## Task requirements
Search the listing below for the string "React" and show each line that contains it.

## Start

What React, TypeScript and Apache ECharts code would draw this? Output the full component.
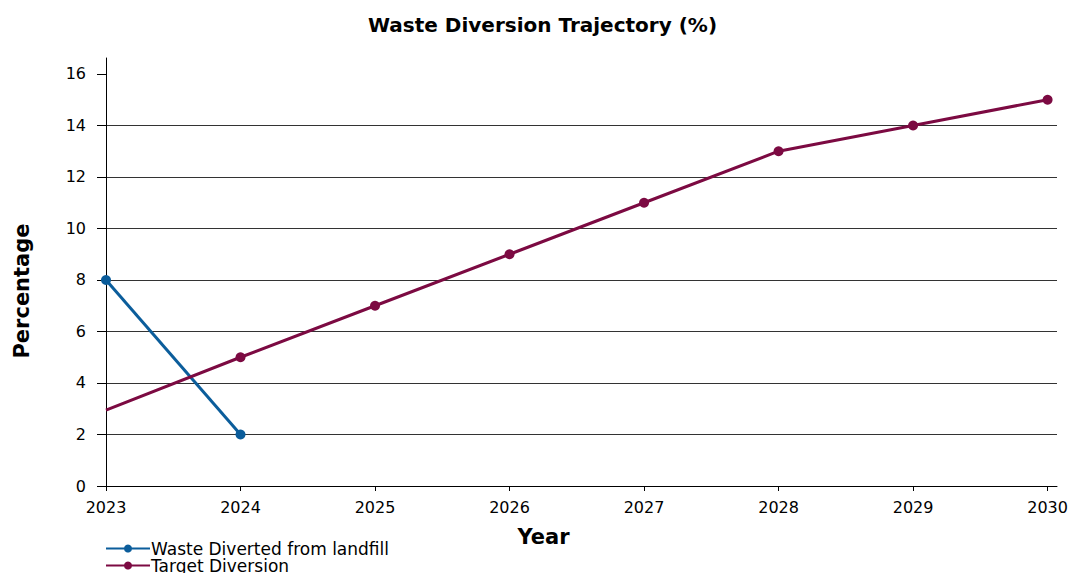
import React, { useEffect, useRef } from "react";
import * as echarts from "echarts";

const years = [2023, 2024, 2025, 2026, 2027, 2028, 2029, 2030];
const wasteDiverted: (number | null)[] = [8, 2, null, null, null, null, null, null];
const targetDiversion = [2.95, 5, 7, 9, 11, 13, 14, 15];
const yTicks = [0, 2, 4, 6, 8, 10, 12, 14, 16];

const FONT = "DejaVu Sans";
const BLUE = "#0b5d9b";
const MAROON = "#7c0a42";

export default function App() {
  const ref = useRef<HTMLDivElement>(null);
  useEffect(() => {
    if (!ref.current) return;
    const chart = echarts.init(ref.current, null, { renderer: "svg" });
    chart.setOption({
      animation: false,
      textStyle: { fontFamily: FONT },
      title: {
        text: "Waste Diversion Trajectory (%)",
        left: 368,
        top: 15,
        padding: 0,
        textStyle: { fontFamily: FONT, fontWeight: "bold", fontSize: 20, color: "#000" },
      },
      legend: {
        orient: "vertical",
        left: 105,
        top: 540,
        height: 100,
        padding: 0,
        itemGap: 0,
        itemWidth: 44,
        itemHeight: 10,
        textStyle: { fontFamily: FONT, fontSize: 17, lineHeight: 16, color: "#000", padding: [0, 0, 0, -4] },
        data: ["Waste Diverted from landfill", "Target Diversion"],
      },
      grid: { left: 106, right: 15, top: 58, bottom: 87, containLabel: false, outerBoundsMode: "none" },
      xAxis: {
        type: "value",
        min: 2023,
        max: 2030.07,
        interval: 1,
        name: "Year",
        nameLocation: "middle",
        nameGap: 40,
        nameTextStyle: {
          fontFamily: FONT,
          fontWeight: "bold",
          fontSize: 21,
          color: "#000",
          padding: [0, 76, 0, 0],
        },
        axisLine: { show: true, lineStyle: { color: "#000", width: 1 } },
        axisTick: { show: true, length: 5, customValues: years, lineStyle: { color: "#000" } },
        axisLabel: {
          customValues: years,
          formatter: (v: number) => String(Math.round(v)),
          fontFamily: FONT,
          fontSize: 16,
          color: "#000",
          margin: 13,
        },
        splitLine: { show: false },
      },
      yAxis: {
        type: "value",
        min: 0,
        max: 16.62,
        name: "Percentage",
        nameLocation: "middle",
        nameGap: 74,
        nameTextStyle: {
          fontFamily: FONT,
          fontWeight: "bold",
          fontSize: 21,
          color: "#000",
          padding: [0, 38, 0, 0],
        },
        axisLine: { show: true, lineStyle: { color: "#000", width: 1 } },
        axisTick: { show: true, length: 9, customValues: yTicks, lineStyle: { color: "#000" } },
        axisLabel: {
          customValues: yTicks,
          fontFamily: FONT,
          fontSize: 16,
          color: "#000",
          margin: 20,
        },
        splitLine: {
          show: true,
          showMaxLine: false,
          lineStyle: { color: "#333", width: 1 },
        },
      },
      series: [
        {
          name: "Waste Diverted from landfill",
          type: "line",
          data: years.map((y, i) => [y, wasteDiverted[i]]),
          connectNulls: false,
          symbol: "circle",
          symbolSize: 10,
          lineStyle: { color: BLUE, width: 3 },
          itemStyle: { color: BLUE },
        },
        {
          name: "Target Diversion",
          type: "line",
          data: years.map((y, i) =>
            i === 0
              ? { value: [y, targetDiversion[i]], symbol: "none" }
              : { value: [y, targetDiversion[i]] }
          ),
          symbol: "circle",
          symbolSize: 10,
          lineStyle: { color: MAROON, width: 3 },
          itemStyle: { color: MAROON },
        },
      ],
    });
    return () => chart.dispose();
  }, []);
  return <div ref={ref} style={{ width: 1072, height: 573, position: "absolute", left: 0, top: 0 }} />;
}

## End

## Answer
What React, TypeScript and Apache ECharts code would draw this? Output the full component.
import React, { useEffect, useRef } from "react";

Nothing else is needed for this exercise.